By Matthew Keck —

A University of Louisville medical student is leading the change for medical education. Rachel Safeek, a second-year medical student, led U of L to be one of the first medical schools to teach firearm injury and death prevention techniques.

“About 40,000 Americans die and 85,000 others are injured each year from firearm-related causes, and the incidence of firearm-related morbidity and mortality has increased over the past decade,” Safeek said. “This is a very important public health issue. My classmates, colleagues and I believe that physicians have a role in counseling patients related to their health and we have an opportunity through those interactions to help reduce the number of firearm-related deaths and injuries.”
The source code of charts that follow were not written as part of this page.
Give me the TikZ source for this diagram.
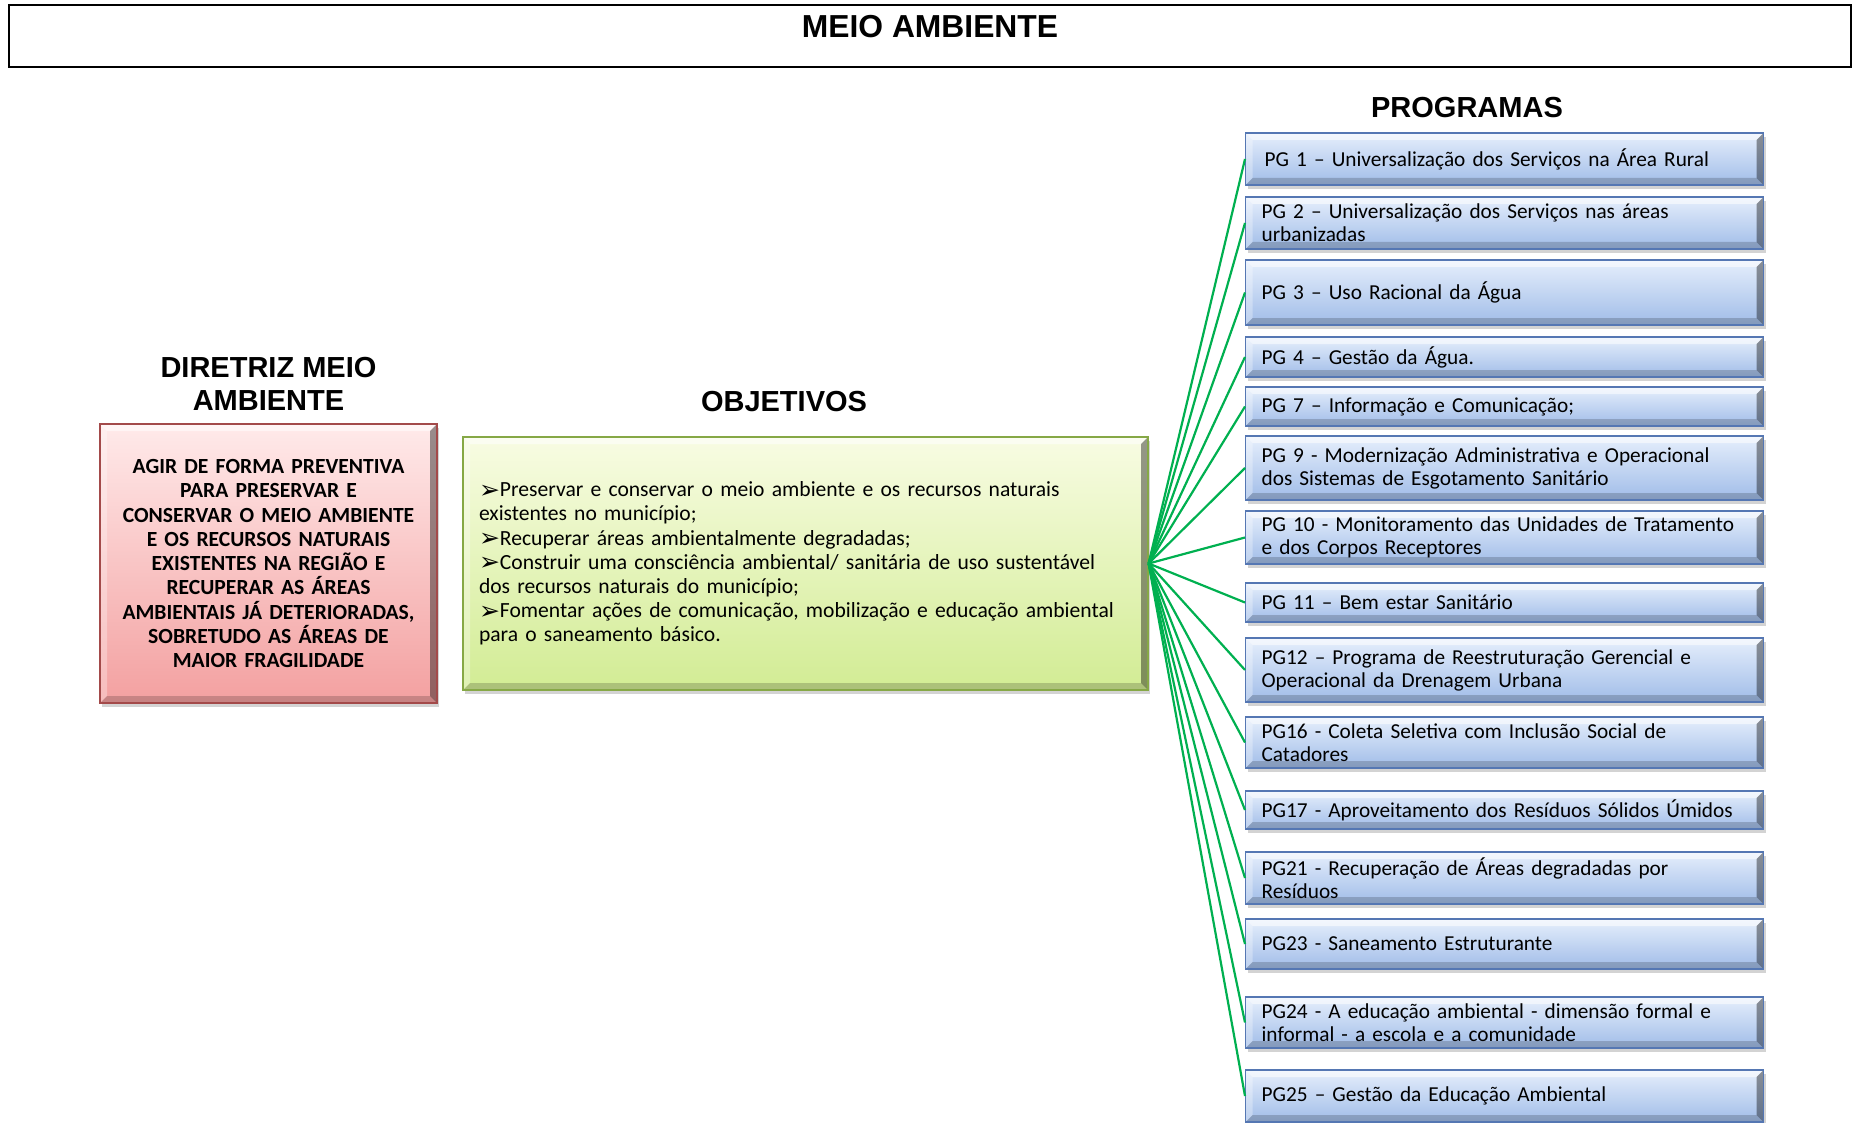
\documentclass[tikz,border=0pt]{standalone}
\usepackage{fontspec}
\setmainfont{Carlito}
\newfontfamily\headfont{Liberation Sans}
\newfontfamily\symfont{DejaVu Sans}
\usepackage{tikz}
\usetikzlibrary{shapes,positioning,shadows}
\definecolor{progtop}{HTML}{E6EFFC}
\definecolor{progbot}{HTML}{A0BCE8}
\definecolor{progline}{HTML}{5577B3}
\definecolor{dirtop}{HTML}{FFEAEA}
\definecolor{dirbot}{HTML}{F3A0A0}
\definecolor{dirline}{HTML}{A34A4A}
\definecolor{objtop}{HTML}{F8FCE3}
\definecolor{objbot}{HTML}{D2EC94}
\definecolor{objline}{HTML}{86A846}
\definecolor{fangreen}{HTML}{00B050}
\newcommand{\objmark}{{\symfont\fontsize{25}{24}\selectfont\raisebox{-1.5pt}{➢}}}

\begin{document}
\begin{tikzpicture}[x=1pt, y=-1pt,
    bevel/.style={path picture={
        \coordinate (bnw) at (path picture bounding box.north west);
        \coordinate (bne) at (path picture bounding box.north east);
        \coordinate (bsw) at (path picture bounding box.south west);
        \coordinate (bse) at (path picture bounding box.south east);
        \fill[white, opacity=.55] (bnw) -- (bne) -- ([xshift=-#1,yshift=-#1]bne) -- ([xshift=#1,yshift=-#1]bnw) -- cycle;
        \fill[white, opacity=.3] (bnw) -- ([xshift=#1,yshift=-#1]bnw) -- ([xshift=#1,yshift=#1]bsw) -- (bsw) -- cycle;
        \fill[black, opacity=.4] (bne) -- (bse) -- ([xshift=-#1,yshift=#1]bse) -- ([xshift=-#1,yshift=-#1]bne) -- cycle;
        \fill[black, opacity=.18] (bsw) -- (bse) -- ([xshift=-#1,yshift=#1]bse) -- ([xshift=#1,yshift=#1]bsw) -- cycle;}},
    boxshadow/.style={drop shadow={shadow xshift=2pt, shadow yshift=-4pt, opacity=.35}},
    titlebox/.style={draw, line width=1.6pt, minimum width=1842pt, minimum height=62pt},
    titletext/.style={font=\headfont\bfseries\fontsize{31.8}{35}\selectfont, inner sep=0pt},
    heading/.style={font=\headfont\bfseries\fontsize{29}{33}\selectfont, align=center, inner sep=0pt},
    dirbox/.style={draw=dirline, line width=1.2pt, top color=dirtop, bottom color=dirbot,
                   bevel=7pt, boxshadow, minimum width=337pt, minimum height=279pt,
                   text width=315pt, inner xsep=11pt, align=center, font=\bfseries\fontsize{21.6}{24.25}\selectfont},
    objbox/.style={draw=objline, line width=1.2pt, top color=objtop, bottom color=objbot,
                   bevel=7pt, boxshadow, minimum width=685pt, minimum height=253pt,
                   text width=653pt, inner xsep=16pt, align=left, font=\fontsize{21.6}{24.2}\selectfont},
    progbox/.style={draw=progline, line width=1.2pt, top color=progtop, bottom color=progbot,
                    bevel=7pt, boxshadow, anchor=west, minimum width=518pt, text width=486pt,
                    inner xsep=16pt, inner ysep=0pt, align=left, font=\fontsize{21.3}{23}\selectfont},
    fan/.style={-, line width=2.2pt, color=fangreen}
]
\useasboundingbox (0,0) rectangle (1854,1123);

% --- title ---
\node[titlebox, label={[titletext, anchor=north, yshift=-11pt]north:MEIO AMBIENTE}] (title) at (930,36) {};

% --- headings ---
\node[heading] (dirhead) at (268.5,383.5) {DIRETRIZ MEIO\\AMBIENTE};
\node[heading] (objhead) at (784,402) {OBJETIVOS};
\node[heading] (proghead) at (1467,108) {PROGRAMAS};

% --- diretriz ---
\node[dirbox] (dir) at (268.5,563.5) {AGIR DE FORMA PREVENTIVA\\PARA PRESERVAR E\\CONSERVAR O MEIO AMBIENTE\\E OS RECURSOS NATURAIS\\EXISTENTES NA REGIÃO E\\RECUPERAR AS ÁREAS\\AMBIENTAIS JÁ DETERIORADAS,\\SOBRETUDO AS ÁREAS DE\\MAIOR FRAGILIDADE};

% --- objetivos ---
\node[objbox] (obj) at (805.5,563.5) {\objmark Preservar e conservar o meio ambiente e os recursos naturais\\existentes no município;\\\objmark Recuperar áreas ambientalmente degradadas;\\\objmark Construir uma consciência ambiental/ sanitária de uso sustentável\\dos recursos naturais do município;\\\objmark Fomentar ações de comunicação, mobilização e educação ambiental\\para o saneamento básico.};

% --- programas ---
\node[progbox, minimum height=52pt] (pg1)  at (1245,159)   {\hspace*{3pt}PG 1 – Universalização dos Serviços na Área Rural};
\node[progbox, minimum height=52pt] (pg2)  at (1245,223)   {PG 2 – Universalização dos Serviços nas áreas\\urbanizadas};
\node[progbox, minimum height=65pt] (pg3)  at (1245,292.5) {PG 3 – Uso Racional da Água};
\node[progbox, minimum height=40pt] (pg4)  at (1245,357)   {PG 4 – Gestão da Água.};
\node[progbox, minimum height=39pt] (pg7)  at (1245,406.5) {PG 7 – Informação e Comunicação;};
\node[progbox, minimum height=64pt] (pg9)  at (1245,468)   {PG 9 - Modernização Administrativa e Operacional\\dos Sistemas de Esgotamento Sanitário};
\node[progbox, minimum height=53pt] (pg10) at (1245,537.5) {PG 10 - Monitoramento das Unidades de Tratamento\\e dos Corpos Receptores};
\node[progbox, minimum height=39pt] (pg11) at (1245,602.5) {PG 11 – Bem estar Sanitário};
\node[progbox, minimum height=64pt] (pg12) at (1245,670)   {PG12 – Programa de Reestruturação Gerencial e\\Operacional da Drenagem Urbana};
\node[progbox, minimum height=51pt] (pg16) at (1245,742.5) {PG16 - Coleta Seletiva com Inclusão Social de\\Catadores};
\node[progbox, minimum height=38pt] (pg17) at (1245,810)   {PG17 - Aproveitamento dos Resíduos Sólidos Úmidos};
\node[progbox, minimum height=52pt] (pg21) at (1245,878)   {PG21 - Recuperação de Áreas degradadas por\\Resíduos};
\node[progbox, minimum height=50pt] (pg23) at (1245,944)   {PG23 - Saneamento Estruturante};
\node[progbox, minimum height=51pt] (pg24) at (1245,1022.5) {PG24 - A educação ambiental - dimensão formal e\\informal - a escola e a comunidade};
\node[progbox, minimum height=52pt] (pg25) at (1245,1096)  {PG25 – Gestão da Educação Ambiental};

% --- connections: objetivos -> programas ---
\draw[fan] (obj.east) -- (pg1.west);
\draw[fan] (obj.east) -- (pg2.west);
\draw[fan] (obj.east) -- (pg3.west);
\draw[fan] (obj.east) -- (pg4.west);
\draw[fan] (obj.east) -- (pg7.west);
\draw[fan] (obj.east) -- (pg9.west);
\draw[fan] (obj.east) -- (pg10.west);
\draw[fan] (obj.east) -- (pg11.west);
\draw[fan] (obj.east) -- (pg12.west);
\draw[fan] (obj.east) -- (pg16.west);
\draw[fan] (obj.east) -- (pg17.west);
\draw[fan] (obj.east) -- (pg21.west);
\draw[fan] (obj.east) -- (pg23.west);
\draw[fan] (obj.east) -- (pg24.west);
\draw[fan] (obj.east) -- (pg25.west);

\end{tikzpicture}
\end{document}
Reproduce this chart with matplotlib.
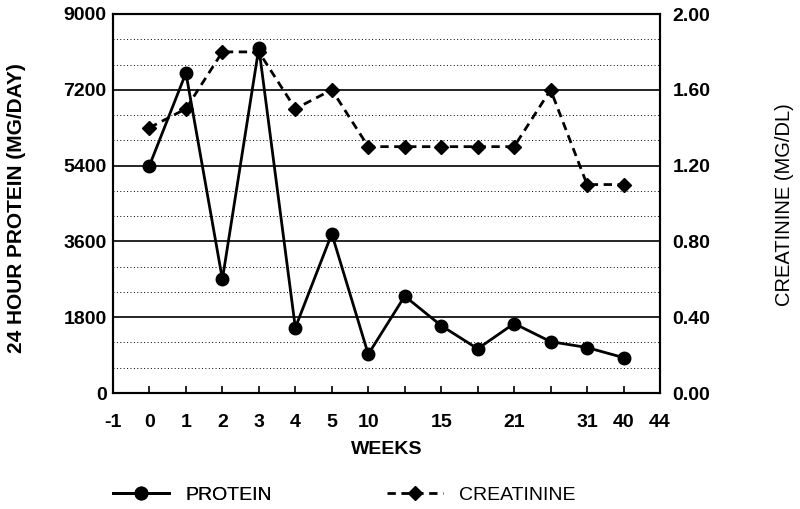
import matplotlib.pyplot as plt
from matplotlib.ticker import MultipleLocator

plt.rcParams['font.family'] = ['Liberation Sans', 'DejaVu Sans']

# category slots along the x axis (0 = left edge, 15 = right edge)
tick_labels = ["-1", "0", "1", "2", "3", "4", "5", "10", "", "15", "", "21", "", "31", "40", "44"]
slots = list(range(1, 15))

protein = [5400, 7600, 2700, 8200, 1550, 3780, 920, 2300, 1600, 1050, 1650, 1220, 1080, 840]
creatinine = [1.40, 1.50, 1.80, 1.80, 1.50, 1.60, 1.30, 1.30, 1.30, 1.30, 1.30, 1.60, 1.10, 1.10]

W, H = 800, 509
fig = plt.figure(figsize=(W / 100, H / 100), dpi=100)
ax = fig.add_axes([113 / W, 1 - 393 / H, (660 - 113) / W, (393 - 14) / H])
ax2 = ax.twinx()

# grid: solid majors, two dotted lines between each pair
ax.set_ylim(0, 9000)
ax.set_xlim(0, 15)
ax.yaxis.set_major_locator(MultipleLocator(1800))
ax.yaxis.set_minor_locator(MultipleLocator(600))
ax.grid(axis="y", which="major", color="black", linewidth=1.2)
ax.grid(axis="y", which="minor", color="black", linestyle=(0, (1, 2.5)), linewidth=0.7)
ax.set_axisbelow(True)

p_line, = ax.plot(slots, protein, color="black", linewidth=2, marker="o", markersize=9,
                  label="PROTEIN", zorder=3)
c_line, = ax2.plot(slots, creatinine, color="black", linewidth=2, linestyle=(0, (3, 2)),
                   marker="D", markersize=7, label="CREATININE", zorder=3)
ax2.set_ylim(0, 2.0)
ax2.set_yticks([0, 0.4, 0.8, 1.2, 1.6, 2.0])
ax2.set_yticklabels(["0.00", "0.40", "0.80", "1.20", "1.60", "2.00"])

ax.set_xticks(range(16))
ax.set_xticklabels(tick_labels)
ax.set_yticks([0, 1800, 3600, 5400, 7200, 9000])

fs = 14
for a in (ax, ax2):
    for s in a.spines.values():
        s.set_linewidth(1.5)
ax.tick_params(axis="x", direction="in", length=5, width=1.2, pad=15, labelsize=fs)
ax.tick_params(axis="y", which="both", length=0, pad=4.5, labelsize=fs)
ax2.tick_params(axis="y", length=0, pad=9, labelsize=fs)
for lbl in ax.get_xticklabels() + ax.get_yticklabels() + ax2.get_yticklabels():
    lbl.set_fontweight("bold")

fig.text(387 / W, 1 - 450 / H, "WEEKS", fontsize=fs, fontweight="bold",
         ha="center", va="center")
fig.text(17 / W, 1 - 208 / H, "24 HOUR PROTEIN (MG/DAY)", rotation=90, fontsize=15,
         fontweight="bold", ha="center", va="center")
fig.text(784 / W, 1 - 205 / H, "CREATININE (MG/DL)", rotation=90, fontsize=14.5,
         ha="center", va="center")

leg_kw = dict(frameon=False, fontsize=fs, handlelength=2.9, handletextpad=0.8,
              borderpad=0, borderaxespad=0, loc="center left")
leg1 = fig.legend(handles=[p_line], bbox_to_anchor=(113 / W, 1 - 495 / H), **leg_kw)
fig.add_artist(leg1)
fig.legend(handles=[c_line], bbox_to_anchor=(387 / W, 1 - 495 / H), **leg_kw)

fig.savefig("out.png", dpi=100)
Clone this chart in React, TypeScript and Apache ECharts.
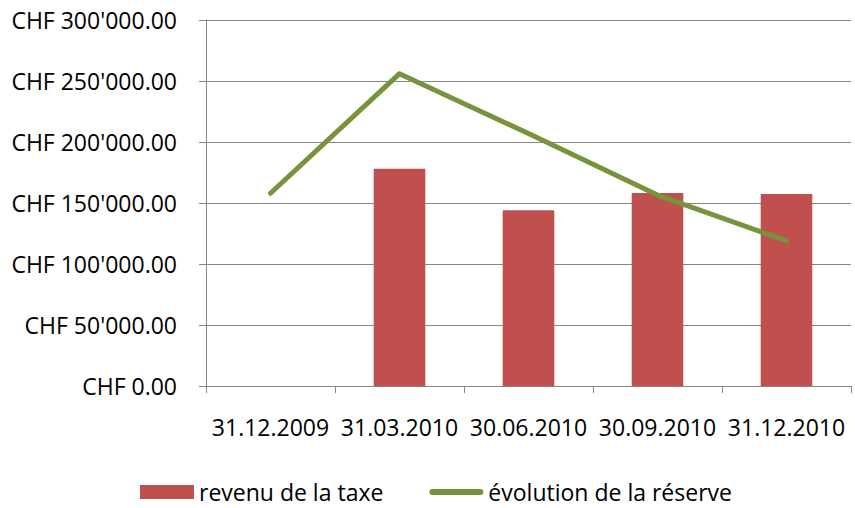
import React, { useEffect, useRef } from "react";
import * as echarts from "echarts";

const categories = ["31.12.2009", "31.03.2010", "30.06.2010", "30.09.2010", "31.12.2010"];
const revenuTaxe: (number | null)[] = [null, 178000, 144000, 158200, 157400];
const evolutionReserve = [158000, 256000, 207000, 156500, 119000];
const yMin = 0;
const yMax = 300000;
const yInterval = 50000;

function fmtCHF(v: number): string {
  const parts = v.toFixed(2).split(".");
  const intPart = parts[0].replace(/\B(?=(\d{3})+(?!\d))/g, "'");
  return "CHF " + intPart + "." + parts[1];
}

export default function App() {
  const ref = useRef<HTMLDivElement>(null);
  useEffect(() => {
    if (!ref.current) return;
    const chart = echarts.init(ref.current, undefined, { renderer: "svg" });
    const font = "'Open Sans', sans-serif";
    const gray = "#868686";
    chart.setOption({
      animation: false,
      backgroundColor: "#ffffff",
      grid: { left: 206, right: 4, top: 20, bottom: 122, containLabel: false },
      legend: {
        left: 140,
        top: 480,
        padding: 0,
        itemWidth: 54,
        itemHeight: 14,
        itemGap: 46,
        textStyle: { fontFamily: font, fontSize: 23, color: "#000000", lineHeight: 24 },
        data: [
          { name: "revenu de la taxe", icon: "rect" },
          {
            name: "évolution de la réserve",
            icon: "path://M3,0h48a3,3 0 0 1 0,6h-48a3,3 0 0 1 0,-6z",
            itemStyle: { color: "#77933C" },
          },
        ],
      },
      xAxis: {
        type: "category",
        data: categories,
        boundaryGap: true,
        axisLine: { show: true, lineStyle: { color: gray, width: 1 } },
        axisTick: { show: true, length: 7, alignWithLabel: false, lineStyle: { color: gray } },
        axisLabel: { margin: 29, fontFamily: font, fontSize: 23, color: "#000000", interval: 0 },
        splitLine: { show: false },
      },
      yAxis: {
        type: "value",
        min: yMin,
        max: yMax,
        interval: yInterval,
        axisLine: { show: true, lineStyle: { color: gray, width: 1 } },
        axisTick: { show: true, length: 7, lineStyle: { color: gray } },
        axisLabel: {
          margin: 29,
          fontFamily: font,
          fontSize: 23,
          color: "#000000",
          formatter: (v: number) => fmtCHF(v),
        },
        splitLine: { show: true, lineStyle: { color: gray, width: 1 } },
      },
      series: [
        {
          name: "revenu de la taxe",
          type: "bar",
          data: revenuTaxe,
          barWidth: "40%",
          itemStyle: { color: "#C0504D" },
        },
        {
          name: "évolution de la réserve",
          type: "line",
          data: evolutionReserve,
          symbol: "none",
          showSymbol: false,
          lineStyle: { color: "#77933C", width: 5, cap: "round", join: "round" },
          itemStyle: { color: "#77933C" },
        },
      ],
    });
    return () => chart.dispose();
  }, []);
  return (
    <div
      ref={ref}
      style={{ position: "fixed", left: 0, top: 0, width: 855, height: 508, background: "#fff" }}
    />
  );
}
Safeek and her colleagues presented a resolution in September that was adopted by the Kentucky Medical Association (KMA). In November, Safeek presented a similar resolution that was adopted by the American Medical Association Medical Student Section.

Her resolution calls for all future physicians to receive training on how to counsel patients on safe firearm usage and storage. They will also be trained on how to screen patients for suicide risk and learn trauma-related first response techniques.

Safeek coauthored a curriculum with U of L faculty Suzanne McGee, M.D., Charles Kodner, M.D. and Susan Sawning, M.S.S.W. that will be incorporated during the 2020-2021 school year.

During February this year, Safeek, students and faculty are organizing a week-long series of events to educate U of L medical students, faculty and residents on firearm violence prevention. They are partnered with Whitney/Strong, an organization that is working to change gun laws in America.

“Our hope is that more medical schools will incorporate this type of training into their programs and doctors will be able to help make a difference in this health crisis,” Safeek said.